In part, this is because their homes and many of the artifacts of their long civilization were made from perishable wood in a climate that recycles organic matter at a relentless pace. In part, it is because the Chinooks were at the forefront of tribes who traded with white people, and thus were among the first to fall victim to unfamiliar imported diseases, from smallpox to alcoholism. Displaced from their homes, surviving Chinook people and their one-time slaves were left to make their way in an indifferent and at times hostile new world. Much was lost before people like anthropologist Franz Boas even began thinking about recording details about this fascinating culture.
It is strangely ironic that one of the most important discoveries at the site - traces of a structure made from cedar planks - survived thanks to a concrete pad laid down by white settlers who supplanted the Chinooks in the early 19th century. Rarely do those who focus on their Chinook ancestry have any reason to be appreciative toward the newcomers on the Columbia estuary.
Without creation of the new Lewis and Clark National and State Historical Park, this important site might have gone unnoticed for decades or centuries longer, at risk of destruction by man or nature at any time.

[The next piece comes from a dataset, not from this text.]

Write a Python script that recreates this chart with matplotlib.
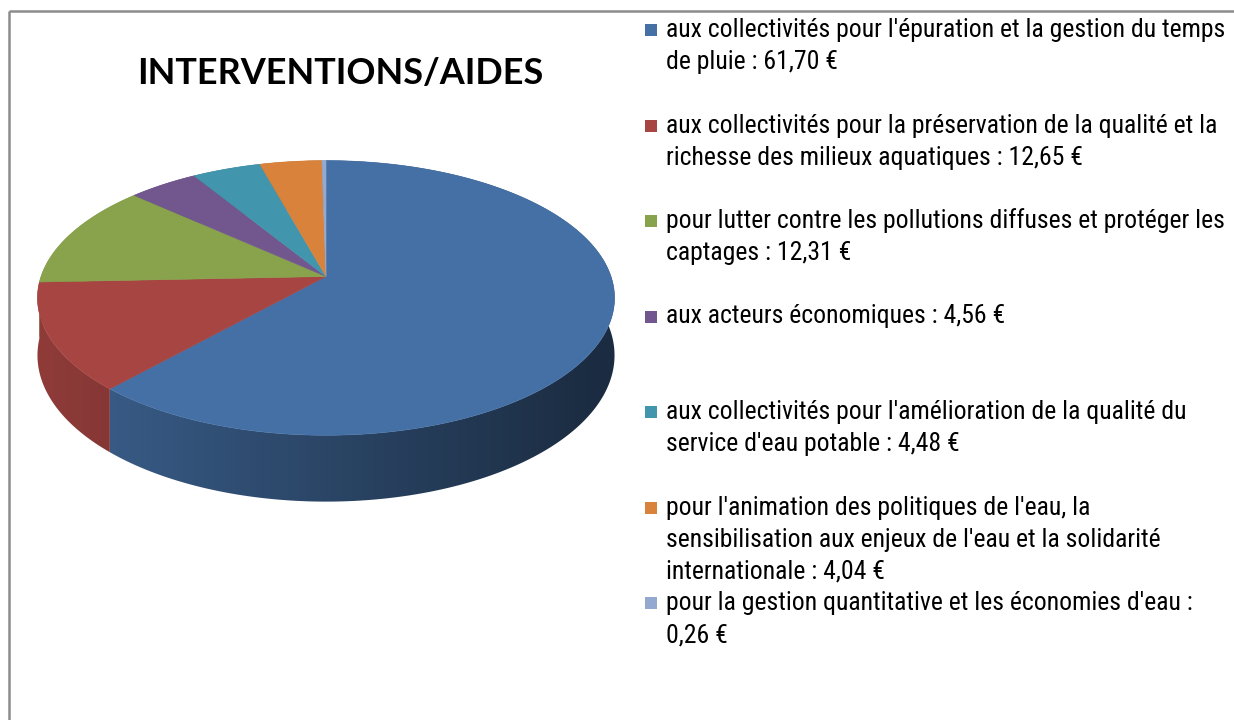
import matplotlib
matplotlib.use('Agg')
import numpy as np
import matplotlib.pyplot as plt
from matplotlib import font_manager as fm
from matplotlib.patches import Polygon

# ---------------- data ----------------
labels = [
    "aux collectivités pour l'épuration et la gestion du temps\nde pluie : 61,70 €",
    "aux collectivités pour la préservation de la qualité et la\nrichesse des milieux aquatiques : 12,65 €",
    "pour lutter contre les pollutions diffuses et protéger les\ncaptages : 12,31 €",
    "aux acteurs économiques : 4,56 €",
    "aux collectivités pour l'amélioration de la qualité du\nservice d'eau potable : 4,48 €",
    "pour l'animation des politiques de l'eau, la\nsensibilisation aux enjeux de l'eau et la solidarité\ninternationale : 4,04 €",
    "pour la gestion quantitative et les économies d'eau :\n0,26 €",
]
values = [61.70, 12.65, 12.31, 4.56, 4.48, 4.04, 0.26]
colors = ["#4570A5", "#A64542", "#88A34C", "#71578E", "#4195AD", "#D8823B", "#93A9D0"]
title = "INTERVENTIONS/AIDES"


def pick(fams):
    for f in fams:
        try:
            fm.findfont(fm.FontProperties(family=f), fallback_to_default=False)
            return f
        except Exception:
            pass
    return "DejaVu Sans"


legend_font = pick(["Liberation Sans Narrow", "Roboto Condensed", "Liberation Sans"])
title_font = pick(["Lato", "Open Sans", "DejaVu Sans"])

W, H = 1234, 720
fig = plt.figure(figsize=(W / 100, H / 100), dpi=100)
ax = fig.add_axes([0, 0, 1, 1])
ax.axis("off")

# frame lines
ax.plot([8.5, 8.5], [10.5, H], color="#8C8C8C", lw=1.8, solid_capstyle="butt")
ax.plot([8.5, W], [10.5, 10.5], color="#8C8C8C", lw=1.8, solid_capstyle="butt")

# ---------------- 3D pie (perspective projection) ----------------
cx, cy = 326.0, 276.5
R, B, p, h0 = 285.0, 134.0, 0.156, 56.0


def proj(theta_deg, drop=0.0):
    t = np.radians(theta_deg)
    x = np.sin(t)
    z = -np.cos(t)
    s = 1.0 / (1.0 - p * z)
    return cx + R * x * s, cy + B * z * s + drop * h0 * s


def shade_x(X):
    u = np.clip((X - cx) / R, -1.0, 1.0)
    return np.clip(0.62 - 0.24 * u, 0.40, 0.9)


vals = np.array(values)
bounds = np.concatenate([[0], np.cumsum(vals) / vals.sum() * 360.0])

xmin, xmax = cx - R * 1.05, cx + R * 1.05
ymin, ymax = cy - B, cy + B * 1.3 + h0 * 1.3
cols_x = np.linspace(xmin, xmax, 600)

# side walls drawn back to front (horizontal gradient clipped to each wall)
mids = 0.5 * (bounds[:-1] + bounds[1:])
order = np.argsort(-np.cos(np.radians(mids)))
for rank, i in enumerate(order):
    a0, a1 = bounds[i], bounds[i + 1]
    th = np.linspace(a0, a1, max(3, int((a1 - a0) / 0.5)))
    xt, yt = proj(th)
    xb, yb = proj(th[::-1], 1)
    poly = Polygon(np.column_stack([np.concatenate([xt, xb]), np.concatenate([yt, yb])]),
                   closed=True, facecolor="none", edgecolor="none", transform=ax.transData)
    ax.add_patch(poly)
    base = np.array(matplotlib.colors.to_rgb(colors[i]))
    img = (base[None, :] * shade_x(cols_x)[:, None])[None, :, :]
    im = ax.imshow(img, extent=[xmin, xmax, ymax, ymin], aspect="auto",
                   interpolation="bilinear", zorder=1 + rank * 0.01)
    im.set_clip_path(poly)

# top faces
for i in range(len(vals)):
    a0, a1 = bounds[i], bounds[i + 1]
    th = np.linspace(a0, a1, max(3, int((a1 - a0) / 0.5)))
    xs, ys = proj(th)
    px = np.concatenate([[cx], xs])
    py = np.concatenate([[cy], ys])
    ax.fill(px, py, facecolor=colors[i], edgecolor=colors[i], lw=0.4, zorder=2)

ax.set_xlim(0, W)
ax.set_ylim(H, 0)

# ---------------- title ----------------
fig.canvas.draw()
r = fig.canvas.get_renderer()
tt = ax.text(0, 0, title, fontsize=10, fontweight="bold", family=title_font)
wb = tt.get_window_extent(r).width
tt.remove()
title_size = 10 * 407.0 / wb
ax.text(340.5, 73, title, fontsize=title_size, fontweight="bold", family=title_font,
        ha="center", va="center", color="black", zorder=3)

# ---------------- legend ----------------
first = labels[0].split("\n")[0]
tl = ax.text(0, 0, first, fontsize=10, family=legend_font)
wl = tl.get_window_extent(r).width
tl.remove()
leg_size = 10 * 556.0 / wl
line_px = 32.0

for i, lab in enumerate(labels):
    y0 = 30 + 95.5 * i
    ax.add_patch(plt.Rectangle((645, y0 - 6), 12, 12, facecolor=colors[i], edgecolor="none"))
    for j, ln in enumerate(lab.split("\n")):
        ax.text(666, y0 + j * line_px, ln, fontsize=leg_size, family=legend_font,
                ha="left", va="center", color="black", zorder=3)

ax.set_xlim(0, W)
ax.set_ylim(H, 0)
fig.savefig("out.png", dpi=100)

It has long been suspected there might be worthwhile discoveries to be made along this stretch of long-occupied shoreline. But without the money and attention that came with the new park, it would be just one of thousands of historic areas in the Northwest that languish untouched due lack of funds. Few comprehend the severely limiting role money plays in archaeology.
Everything we learn about the Chinook people will help all of us more fully savor these lands and waters they ruled for so long. For those with Chinook blood, this will be a key element in revitalizing their present and future, while adding to their understanding of the glories and struggles of the past.
As the national park takes shape, these layers of rich history will add immeasurably to the depth and meaning of this place where Lewis and Clark celebrated success.